> [Short exercise]:
Start with the line that contains "Write the D3.js code for this chart." and end with the line that contains "ySub = d3.scaleBand().domain(years).range([0, y.bandwidth()])"; retype those lines and the ones between them exactly, without any pictures.

> [Data provided]:
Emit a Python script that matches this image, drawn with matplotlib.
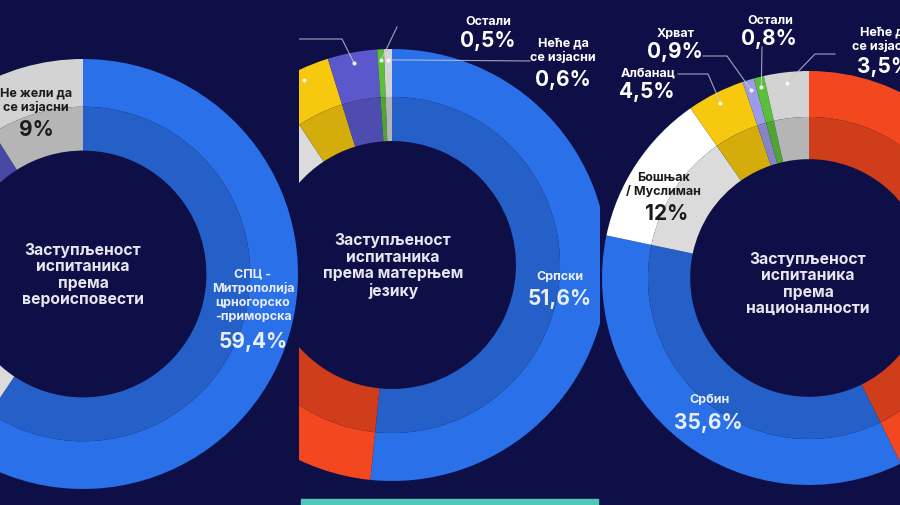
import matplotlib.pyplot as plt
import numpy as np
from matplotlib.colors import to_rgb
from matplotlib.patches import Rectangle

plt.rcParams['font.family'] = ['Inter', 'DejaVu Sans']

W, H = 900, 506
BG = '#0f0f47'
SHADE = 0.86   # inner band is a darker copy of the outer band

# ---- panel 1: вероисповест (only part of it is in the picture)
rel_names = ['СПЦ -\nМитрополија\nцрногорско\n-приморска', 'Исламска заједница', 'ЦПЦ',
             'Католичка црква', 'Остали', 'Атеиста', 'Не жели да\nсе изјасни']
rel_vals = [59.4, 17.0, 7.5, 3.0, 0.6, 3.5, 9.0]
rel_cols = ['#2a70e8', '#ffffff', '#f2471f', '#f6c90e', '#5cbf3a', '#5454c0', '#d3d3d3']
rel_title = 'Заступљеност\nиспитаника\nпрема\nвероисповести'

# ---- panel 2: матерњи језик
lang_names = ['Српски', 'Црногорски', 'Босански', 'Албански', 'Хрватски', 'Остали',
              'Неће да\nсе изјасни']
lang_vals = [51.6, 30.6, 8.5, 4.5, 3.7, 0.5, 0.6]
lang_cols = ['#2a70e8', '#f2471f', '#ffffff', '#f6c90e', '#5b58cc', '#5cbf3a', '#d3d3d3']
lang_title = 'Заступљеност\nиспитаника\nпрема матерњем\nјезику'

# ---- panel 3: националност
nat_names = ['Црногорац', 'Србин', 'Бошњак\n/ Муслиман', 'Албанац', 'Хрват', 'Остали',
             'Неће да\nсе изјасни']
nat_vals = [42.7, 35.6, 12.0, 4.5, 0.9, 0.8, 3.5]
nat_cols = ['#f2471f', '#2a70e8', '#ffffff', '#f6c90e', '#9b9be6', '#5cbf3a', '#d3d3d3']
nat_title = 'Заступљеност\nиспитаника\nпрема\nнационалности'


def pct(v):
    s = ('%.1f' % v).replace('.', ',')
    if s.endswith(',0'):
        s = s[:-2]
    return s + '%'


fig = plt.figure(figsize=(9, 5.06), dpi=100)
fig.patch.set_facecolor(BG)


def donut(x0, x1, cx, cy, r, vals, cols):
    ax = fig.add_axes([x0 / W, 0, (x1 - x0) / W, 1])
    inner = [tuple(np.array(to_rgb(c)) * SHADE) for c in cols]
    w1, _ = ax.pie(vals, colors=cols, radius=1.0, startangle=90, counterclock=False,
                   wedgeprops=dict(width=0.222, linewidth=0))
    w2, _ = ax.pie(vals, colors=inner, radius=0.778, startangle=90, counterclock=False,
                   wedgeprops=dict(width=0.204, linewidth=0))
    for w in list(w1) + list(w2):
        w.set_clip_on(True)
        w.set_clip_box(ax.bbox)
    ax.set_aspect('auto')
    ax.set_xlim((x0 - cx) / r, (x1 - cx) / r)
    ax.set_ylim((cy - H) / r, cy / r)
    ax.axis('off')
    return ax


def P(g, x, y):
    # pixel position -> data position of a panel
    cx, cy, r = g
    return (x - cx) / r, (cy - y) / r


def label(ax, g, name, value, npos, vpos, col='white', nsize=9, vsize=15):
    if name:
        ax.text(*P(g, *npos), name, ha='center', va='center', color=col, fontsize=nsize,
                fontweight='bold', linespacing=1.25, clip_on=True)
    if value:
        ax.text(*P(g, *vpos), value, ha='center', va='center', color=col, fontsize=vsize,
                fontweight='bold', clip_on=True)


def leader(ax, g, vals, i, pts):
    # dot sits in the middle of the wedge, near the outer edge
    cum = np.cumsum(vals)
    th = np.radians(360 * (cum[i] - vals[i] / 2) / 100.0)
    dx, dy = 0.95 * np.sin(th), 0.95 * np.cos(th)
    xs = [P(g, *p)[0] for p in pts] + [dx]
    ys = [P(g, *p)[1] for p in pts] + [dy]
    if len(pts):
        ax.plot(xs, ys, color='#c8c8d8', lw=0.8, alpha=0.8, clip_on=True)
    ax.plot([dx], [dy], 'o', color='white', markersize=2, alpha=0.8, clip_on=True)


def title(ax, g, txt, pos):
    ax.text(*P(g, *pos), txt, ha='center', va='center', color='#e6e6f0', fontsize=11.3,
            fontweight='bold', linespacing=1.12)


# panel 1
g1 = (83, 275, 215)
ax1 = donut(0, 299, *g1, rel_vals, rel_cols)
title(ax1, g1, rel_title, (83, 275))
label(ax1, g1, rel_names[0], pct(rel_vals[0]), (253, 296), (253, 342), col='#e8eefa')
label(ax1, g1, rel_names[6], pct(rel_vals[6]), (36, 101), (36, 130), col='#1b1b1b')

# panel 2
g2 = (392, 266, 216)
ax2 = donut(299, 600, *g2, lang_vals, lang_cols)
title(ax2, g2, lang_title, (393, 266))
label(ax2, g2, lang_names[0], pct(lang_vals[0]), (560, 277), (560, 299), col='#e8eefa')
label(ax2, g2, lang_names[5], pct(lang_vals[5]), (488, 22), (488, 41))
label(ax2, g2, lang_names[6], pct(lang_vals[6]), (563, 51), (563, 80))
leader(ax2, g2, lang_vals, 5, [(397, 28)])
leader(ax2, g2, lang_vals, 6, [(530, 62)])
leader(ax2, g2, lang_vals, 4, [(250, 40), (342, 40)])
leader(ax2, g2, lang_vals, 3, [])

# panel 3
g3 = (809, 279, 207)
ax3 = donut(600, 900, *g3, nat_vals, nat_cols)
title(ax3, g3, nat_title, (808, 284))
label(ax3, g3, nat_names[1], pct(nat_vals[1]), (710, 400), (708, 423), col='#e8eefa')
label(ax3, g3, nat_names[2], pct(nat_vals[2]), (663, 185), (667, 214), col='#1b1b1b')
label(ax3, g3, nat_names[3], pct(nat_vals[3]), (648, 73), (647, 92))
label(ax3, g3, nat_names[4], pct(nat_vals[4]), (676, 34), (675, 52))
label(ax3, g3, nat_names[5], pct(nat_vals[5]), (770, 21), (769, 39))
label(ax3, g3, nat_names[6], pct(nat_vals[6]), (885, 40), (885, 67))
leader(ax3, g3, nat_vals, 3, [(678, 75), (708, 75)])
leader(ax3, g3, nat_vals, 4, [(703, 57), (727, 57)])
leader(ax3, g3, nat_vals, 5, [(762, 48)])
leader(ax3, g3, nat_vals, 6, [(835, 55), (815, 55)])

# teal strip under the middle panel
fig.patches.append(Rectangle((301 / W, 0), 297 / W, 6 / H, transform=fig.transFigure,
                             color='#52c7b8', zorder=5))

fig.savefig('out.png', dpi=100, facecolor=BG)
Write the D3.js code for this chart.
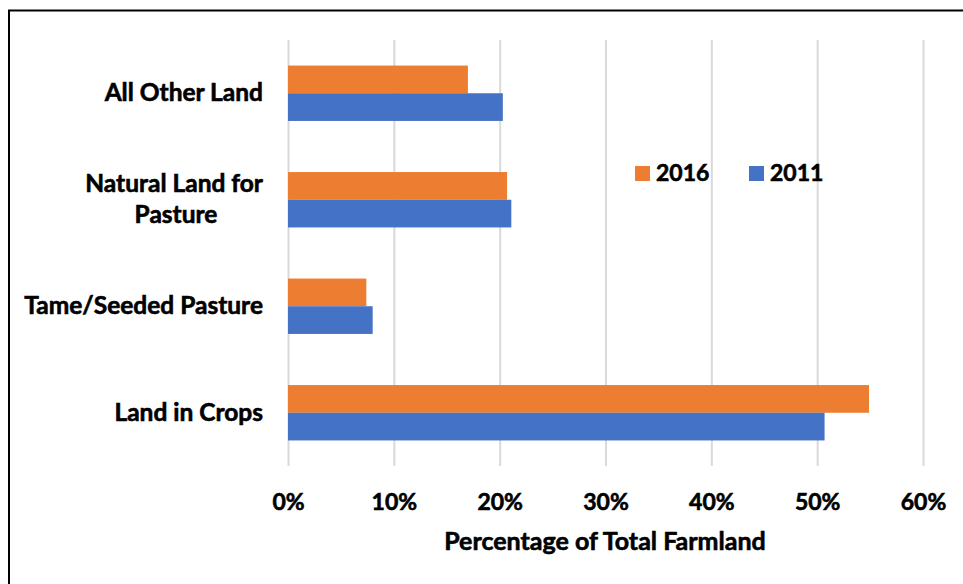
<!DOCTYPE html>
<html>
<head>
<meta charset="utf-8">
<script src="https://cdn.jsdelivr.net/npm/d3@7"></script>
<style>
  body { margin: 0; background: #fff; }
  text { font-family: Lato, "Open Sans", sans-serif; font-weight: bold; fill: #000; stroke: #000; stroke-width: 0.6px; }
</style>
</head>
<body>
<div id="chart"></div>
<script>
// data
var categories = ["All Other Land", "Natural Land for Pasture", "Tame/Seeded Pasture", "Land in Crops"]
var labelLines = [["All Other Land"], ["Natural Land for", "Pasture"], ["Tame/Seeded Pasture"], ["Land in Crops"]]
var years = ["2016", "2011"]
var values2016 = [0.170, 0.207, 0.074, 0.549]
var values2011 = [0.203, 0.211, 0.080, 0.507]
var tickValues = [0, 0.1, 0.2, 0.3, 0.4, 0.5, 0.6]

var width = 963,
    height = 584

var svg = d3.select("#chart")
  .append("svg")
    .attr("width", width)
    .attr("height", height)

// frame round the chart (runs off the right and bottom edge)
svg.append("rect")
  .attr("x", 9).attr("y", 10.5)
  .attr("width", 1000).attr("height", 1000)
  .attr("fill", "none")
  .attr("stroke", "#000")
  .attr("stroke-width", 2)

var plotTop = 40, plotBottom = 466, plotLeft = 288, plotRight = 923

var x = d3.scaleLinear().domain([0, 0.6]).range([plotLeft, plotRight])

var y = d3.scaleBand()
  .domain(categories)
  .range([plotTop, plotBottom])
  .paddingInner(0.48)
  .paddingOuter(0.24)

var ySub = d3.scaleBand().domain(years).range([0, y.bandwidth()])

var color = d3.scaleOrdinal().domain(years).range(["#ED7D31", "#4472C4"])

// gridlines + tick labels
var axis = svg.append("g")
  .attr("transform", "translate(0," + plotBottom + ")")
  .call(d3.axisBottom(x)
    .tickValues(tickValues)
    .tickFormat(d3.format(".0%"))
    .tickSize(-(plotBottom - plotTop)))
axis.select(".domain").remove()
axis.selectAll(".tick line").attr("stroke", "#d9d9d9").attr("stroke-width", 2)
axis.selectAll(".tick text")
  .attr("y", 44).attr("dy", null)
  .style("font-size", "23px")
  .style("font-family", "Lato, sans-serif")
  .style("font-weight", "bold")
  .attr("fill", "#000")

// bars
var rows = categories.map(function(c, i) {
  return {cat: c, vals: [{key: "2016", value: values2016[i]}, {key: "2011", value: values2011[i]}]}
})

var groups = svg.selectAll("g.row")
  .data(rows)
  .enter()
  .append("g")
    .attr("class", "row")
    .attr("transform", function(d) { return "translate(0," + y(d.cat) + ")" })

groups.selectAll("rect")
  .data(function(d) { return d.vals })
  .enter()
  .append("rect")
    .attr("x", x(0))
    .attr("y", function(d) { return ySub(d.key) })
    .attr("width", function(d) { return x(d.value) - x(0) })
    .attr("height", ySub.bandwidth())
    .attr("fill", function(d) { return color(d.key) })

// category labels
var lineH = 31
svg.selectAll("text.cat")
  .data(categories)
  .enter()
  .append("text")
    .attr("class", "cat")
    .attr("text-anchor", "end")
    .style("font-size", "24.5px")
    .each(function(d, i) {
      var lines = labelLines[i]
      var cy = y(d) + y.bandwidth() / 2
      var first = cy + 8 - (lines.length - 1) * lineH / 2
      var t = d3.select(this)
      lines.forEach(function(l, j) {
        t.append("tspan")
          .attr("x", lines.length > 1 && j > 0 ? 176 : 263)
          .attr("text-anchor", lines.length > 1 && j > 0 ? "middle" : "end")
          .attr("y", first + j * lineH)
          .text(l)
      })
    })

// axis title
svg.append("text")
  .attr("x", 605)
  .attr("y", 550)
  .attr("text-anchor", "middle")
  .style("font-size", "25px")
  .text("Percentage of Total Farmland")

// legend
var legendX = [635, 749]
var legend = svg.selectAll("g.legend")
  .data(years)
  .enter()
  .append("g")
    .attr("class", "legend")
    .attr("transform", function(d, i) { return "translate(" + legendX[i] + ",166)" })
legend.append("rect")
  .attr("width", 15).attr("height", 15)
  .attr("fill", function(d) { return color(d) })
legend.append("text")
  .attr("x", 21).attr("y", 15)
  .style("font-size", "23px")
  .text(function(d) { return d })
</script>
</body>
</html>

> [Solution to the problem]:
Write the D3.js code for this chart.
<!DOCTYPE html>
<html>
<head>
<meta charset="utf-8">
<script src="https://cdn.jsdelivr.net/npm/d3@7"></script>
<style>
  body { margin: 0; background: #fff; }
  text { font-family: Lato, "Open Sans", sans-serif; font-weight: bold; fill: #000; stroke: #000; stroke-width: 0.6px; }
</style>
</head>
<body>
<div id="chart"></div>
<script>
// data
var categories = ["All Other Land", "Natural Land for Pasture", "Tame/Seeded Pasture", "Land in Crops"]
var labelLines = [["All Other Land"], ["Natural Land for", "Pasture"], ["Tame/Seeded Pasture"], ["Land in Crops"]]
var years = ["2016", "2011"]
var values2016 = [0.170, 0.207, 0.074, 0.549]
var values2011 = [0.203, 0.211, 0.080, 0.507]
var tickValues = [0, 0.1, 0.2, 0.3, 0.4, 0.5, 0.6]

var width = 963,
    height = 584

var svg = d3.select("#chart")
  .append("svg")
    .attr("width", width)
    .attr("height", height)

// frame round the chart (runs off the right and bottom edge)
svg.append("rect")
  .attr("x", 9).attr("y", 10.5)
  .attr("width", 1000).attr("height", 1000)
  .attr("fill", "none")
  .attr("stroke", "#000")
  .attr("stroke-width", 2)

var plotTop = 40, plotBottom = 466, plotLeft = 288, plotRight = 923

var x = d3.scaleLinear().domain([0, 0.6]).range([plotLeft, plotRight])

var y = d3.scaleBand()
  .domain(categories)
  .range([plotTop, plotBottom])
  .paddingInner(0.48)
  .paddingOuter(0.24)

var ySub = d3.scaleBand().domain(years).range([0, y.bandwidth()])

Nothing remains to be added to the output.